Selective Permeability

• Cells exchange materials with their environment through the plasma membrane.
• Plasma membranes are selectively permeable, regulating molecular traffic.
• Hydrophobic (nonpolar) molecules can dissolve in the lipid bilayer and cross easily.
• Hydrophilic molecules, including ions and polar molecules, do not cross easily.

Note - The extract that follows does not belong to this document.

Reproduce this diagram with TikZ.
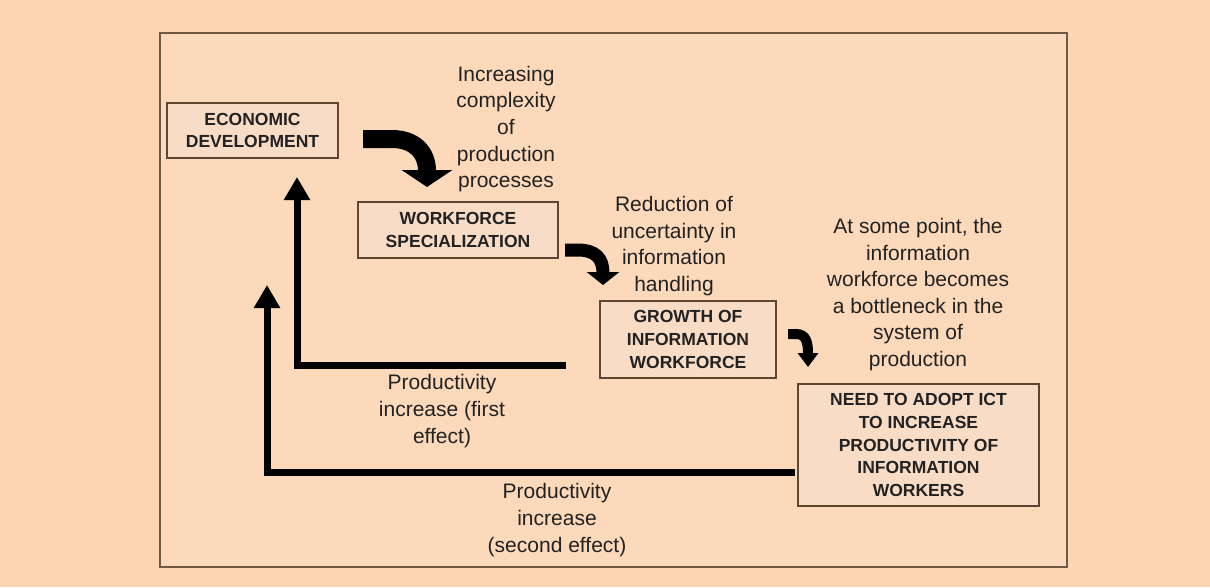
\documentclass[tikz,border=0pt]{standalone}
\usepackage{fontspec}
\setmainfont{Liberation Sans}
\usetikzlibrary{arrows.meta}
\definecolor{bgpeach}{HTML}{FCD6B2}
\definecolor{innerpeach}{HTML}{FBD9BA}
\definecolor{boxfill}{HTML}{F9DCC6}
\definecolor{framebrown}{HTML}{6E5A44}
\definecolor{boxbrown}{HTML}{5E4732}
\definecolor{inkdark}{HTML}{222222}
\tikzset{
  stagebox/.style={draw=boxbrown, line width=1.8pt, fill=boxfill, align=center,
    text=inkdark, font=\bfseries\fontsize{17.5}{22.8}\selectfont, inner sep=0pt},
  note/.style={align=center, text=inkdark, font=\fontsize{21}{26.6}\selectfont, inner sep=0pt},
  loopline/.style={draw=black, line width=7pt, line cap=butt, line join=miter,
    -{Triangle[width=25pt,length=23pt]}},
}
\begin{document}
\begin{tikzpicture}[x=1pt,y=-1pt]
  \fill[bgpeach] (0,0) rectangle (1210,587);
  \useasboundingbox (0,0) rectangle (1210,587);
  % outer frame
  \draw[framebrown, line width=2pt, fill=innerpeach] (160,33) rectangle (1067,567);

  % stages
  \node[stagebox, minimum width=171pt, minimum height=55pt] (econ) at (252.5,130.5)
    {ECONOMIC\\DEVELOPMENT};
  \node[stagebox, minimum width=200pt, minimum height=56pt] (spec) at (458,230)
    {WORKFORCE\\SPECIALIZATION};
  \node[stagebox, minimum width=176pt, minimum height=77pt] (growth) at (688,339.5)
    {GROWTH OF\\INFORMATION\\WORKFORCE};
  \node[stagebox, minimum width=241pt, minimum height=122pt] (need) at (918.5,445)
    {NEED TO ADOPT ICT\\TO INCREASE\\PRODUCTIVITY OF\\INFORMATION\\WORKERS};

  % explanatory notes
  \node[note] (n1) at (506,129) {Increasing\\complexity\\of\\production\\processes};
  \node[note] (n2) at (674,246) {Reduction of\\uncertainty in\\information\\handling};
  \node[note] (n3) at (918,294.5) {At some point, the\\information\\workforce becomes\\a bottleneck in the\\system of\\production};
  \node[note] (n4) at (442,411) {Productivity\\increase (first\\effect)};
  \node[note] (n5) at (557,520) {Productivity\\increase\\(second effect)};

  % end points of the bent arrows
  \coordinate (a1s) at (363,139);
  \coordinate (a1e) at (427,187);
  \coordinate (a2s) at (565,250);
  \coordinate (a2e) at (603,285);
  \coordinate (a3s) at (788,334);
  \coordinate (a3e) at (808,367);
  % feedback loops
  \coordinate (f1s) at (566,365);
  \coordinate (f1e) at (297,177);
  \coordinate (f2s) at (795,472);
  \coordinate (f2e) at (267,285);

  \draw[black, line width=18pt, line cap=butt, -{Triangle[width=50pt,length=17pt]}]
    (a1s) -- ++(29,0) .. controls +(22,0) and (427,152) .. (a1e);
  \draw[black, line width=13pt, line cap=butt, -{Triangle[width=32pt,length=13pt]}]
    (a2s) -- ++(13,0) .. controls +(17,0) and (603,258) .. (a2e);
  \draw[black, line width=10pt, line cap=butt, -{Triangle[width=20pt,length=14pt]}]
    (a3s) -- ++(8,0) .. controls +(10,0) and (808,342) .. (a3e);

  \draw[loopline] (f1s) -| (f1e);
  \draw[loopline] (f2s) -| (f2e);
\end{tikzpicture}
\end{document}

Cell Membrane Transport Summary

• Passive transport includes: simple diffusion, osmosis, and facilitated diffusion
• Active transport includes: pumps, exocytosis, and endocytosis
• Endocytosis includes: Pinocytosis, phagocytosis, and receptor mediated

Passive Transport

• It is diffusion across a membrane without energy investment.
• Diffusion is the tendency of molecules to spread evenly into available space.
• A population of molecules may diffuse directionally, though each molecule moves randomly.
• At dynamic equilibrium, the number of molecules crossing the membrane is the same in both directions.
• Substances diffuse down the concentration gradient where the density of a chemical substance increases or decreases.
• No work is done in passive transport because no energy is expended by the cell.

Osmosis

• It is the diffusion of water across a selectively permeable membrane.
• Water diffuses from lower solute concentration to higher solute concentration until the solute concentration is equal on both sides.

Tonicity of Solutions

• Tonicity is a solution's ability to cause a cell to gain or lose water.
• Isotonic solution: Solute concentration is the same inside and outside the cell, resulting in no net water movement.
• Hypertonic solution: Higher solute concentration outside the cell, causing the cell to lose water.
• Hypotonic solution: Lower solute concentration outside the cell, causing the cell to gain water.
• Hypertonic or hypotonic environments create osmotic problems for organisms.
• Osmoregulation is the control of solute concentrations and water balance, essential for life in such environments.

Filtration

• The process forces small molecules across the plasma membrane with the aid of hydrostatic (water) pressure.
• Blood pressure forcing wastes out of blood vessels and into kidney tubules during urine formation is an example.

Facilitated Diffusion

• Transport proteins speed the passive movement of molecules across the plasma membrane.
• Channel proteins provide specific corridors for molecules or ions to cross the membrane.
• Aquaporins facilitate water diffusion.
• Ion channels facilitate ion diffusion.
• Gated channels open or close in response to a stimulus.
• Carrier proteins change shape to translocate the solute-binding site across the membrane.

Active Transport

• It moves substances against their concentration gradients requiring energy, usually in the form of ATP.
• Specific embedded proteins in the membranes perform it.
• Uniporters transport a single type of molecule.
• Symporters transport two molecules or ions in the same direction.
• Antiporters transport two molecules or ions in opposite directions.
• Allows cells to maintain concentration gradients differing from their surroundings.
• The sodium-potassium pump is one type of active transport system.

Cotransport

• Occurs when active transport of a solute indirectly drives transport of other substances.

Exocytosis & Endocytosis

• Small molecules and water enter or leave the cell through the lipid bilayer or transport proteins.
• Large molecules (polysaccharides, proteins) cross the membrane in bulk via vesicles.
• Bulk transport requires energy.
• During exocytosis, transport vesicles migrate to the membrane, fuse, and release their contents outside the cell; secretory cells export products.
• During endocytosis, the cell takes in macromolecules by forming vesicles from the plasma membrane.
• Motor proteins like kinesin and dynein are involved in vesicle transport.